Ce sont des touches de couleurs, l’alignement des lettres sur une boîte aux lettres, un portail. Le lotissement a une force graphique, une poésie qui peut être étrange voire inquiétante mais qui est bel et bien là. John Carpenter ou Wes Craven l’ont bien compris, eux qui les ont beaucoup filmés, dans Halloween ou Scream par exemple. Renaud Epstein, qui participe aussi à la table ronde, a d’ailleurs cette démarche avec sa collection de cartes postales de grands ensembles : il cherche la beauté de paysages mis au ban. On voit ce que ça dit de l’art, de l’habitation, de la façon de loger les gens qui ne sont pas au centre mais dans la périphérie.
Vous, quels sont les lieux du Grand Paris qui stimulent votre imagination ?
D’abord la tour de Romainville (Seine-Saint-Denis). C’est le premier endroit qui m’a fait expérimenter le syndrome de Stendhal. Cet endroit que j’ai longtemps résumé à des galères de changement de bus est empreint de mysticisme. Tout comme les espaces d’Abraxas à Noisy-le-Grand (Seine-Saint-Denis) ou la Pyramide de Cergy (Val-d’Oise). Mais je pense aussi aux carrières de Gagny (Seine-Saint-Denis) ou au fort de Vaujours (Seine-et-Marne) qui fut utilisé autrefois pour développer les détonateurs des bombes atomiques par le Commissariat à l’énergie atomique.
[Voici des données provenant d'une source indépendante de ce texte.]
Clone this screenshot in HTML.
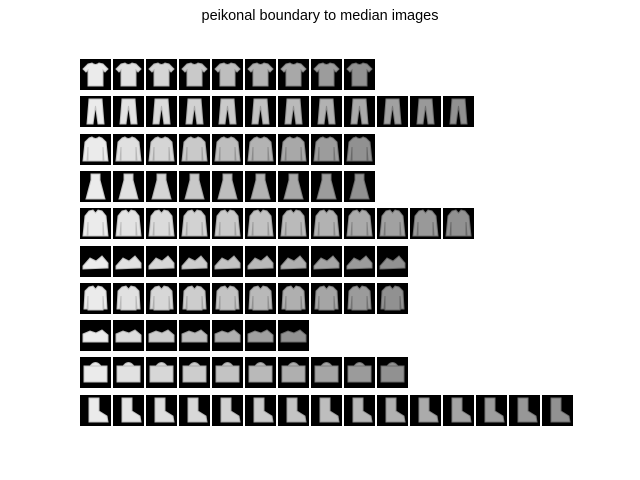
<!DOCTYPE html>
<html><head><meta charset="utf-8"><style>
body{margin:0;background:#fff;}
#wrap{position:relative;width:640px;height:480px;overflow:hidden;font-family:"Liberation Sans",sans-serif;}
#title{position:absolute;top:8px;left:0;width:640px;text-align:center;font-size:14.5px;color:#000;}
</style></head><body>
<div id="wrap">
<div id="title">peikonal boundary to median images</div>
<svg id="grid" width="640" height="480" style="position:absolute;left:0;top:0"></svg>
</div>
<script>
const rowCounts=[9,12,9,9,12,10,10,7,10,15];
const rowKinds=["tshirt","trouser","pullover","dress","coat","sandal","shirt","sneaker","bag","boot"];
const shapes={
tshirt:"M8,5 L12,4 Q15.5,7 19,4 L23,5 L28,10 L25,13 L23,11 L23,27 L8,27 L8,11 L6,13 L3,10 Z",
trouser:"M9,3 L22,3 L24,28 L18,28 L15.5,10 L13,28 L7,28 Z",
pullover:"M9,4 L12,3 Q15.5,6 19,3 L22,4 L26,8 L28,27 L24,27 L23,13 L23,27 L8,27 L8,13 L7,27 L3,27 L5,8 Z",
dress:"M11,3 L20,3 L20,9 L25,28 L6,28 L11,9 Z",
coat:"M9,3 L13,2 L15.5,5 L18,2 L22,3 L26,8 L28,28 L24,28 L23,14 L23,28 L8,28 L8,14 L7,28 L3,28 L5,8 Z",
sandal:"M3,20 L10,12 L16,15 L22,10 L28,17 L28,22 L3,23 Z",
shirt:"M9,4 L13,3 L15.5,6 L18,3 L22,4 L26,8 L27,26 L24,26 L23,13 L23,27 L8,27 L8,13 L7,26 L4,26 L5,8 Z",
sneaker:"M3,14 L10,11 L16,13 L22,10 L28,15 L28,22 L3,22 Z",
bag:"M4,9 L27,9 L27,25 L4,25 Z M10,9 Q15.5,2 21,9",
boot:"M9,3 L19,3 L19,16 L27,21 L28,27 L9,27 Z"
};
const x0=80,y0=59,dx=33,dy=37.3,s=31;
const svg=document.getElementById('grid');
const NS="http://www.w3.org/2000/svg";
rowCounts.forEach((n,r)=>{
  for(let c=0;c<n;c++){
    const g=document.createElementNS(NS,'g');
    
    
    const x=x0+c*dx,y=Math.round(y0+r*dy);
    g.setAttribute('transform','translate('+x+','+y+')');
    const bg=document.createElementNS(NS,'rect');
    bg.setAttribute('width',s);bg.setAttribute('height',s);bg.setAttribute('fill','#000');
    g.appendChild(bg);
    const p=document.createElementNS(NS,'path');
    p.setAttribute('d',shapes[rowKinds[r]]);
    const t=n>1?c/(n-1):0;
    const v=Math.round(235-t*90);
    p.setAttribute('fill','rgb('+v+','+v+','+v+')');
    p.setAttribute('stroke','rgb('+(v-40)+','+(v-40)+','+(v-40)+')');
    p.setAttribute('stroke-width','1');
    g.appendChild(p);
    svg.appendChild(g);
  }
});
</script>
</body></html>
Aurélien Bellanger, qui participe aussi à la table ronde, a d’ailleurs écrit un texte à l’occasion de la sortie de mon film où il en énumère plusieurs : un dolmen dans la forêt de Carnelle (Val-d’Oise), l’aqueduc souterrain de la Vanne qui prend l’aspect d’une ruine antique… Pour une prochaine histoire et même juste pour moi, j’ai envie de découvrir de nouveaux lieux de ce genre.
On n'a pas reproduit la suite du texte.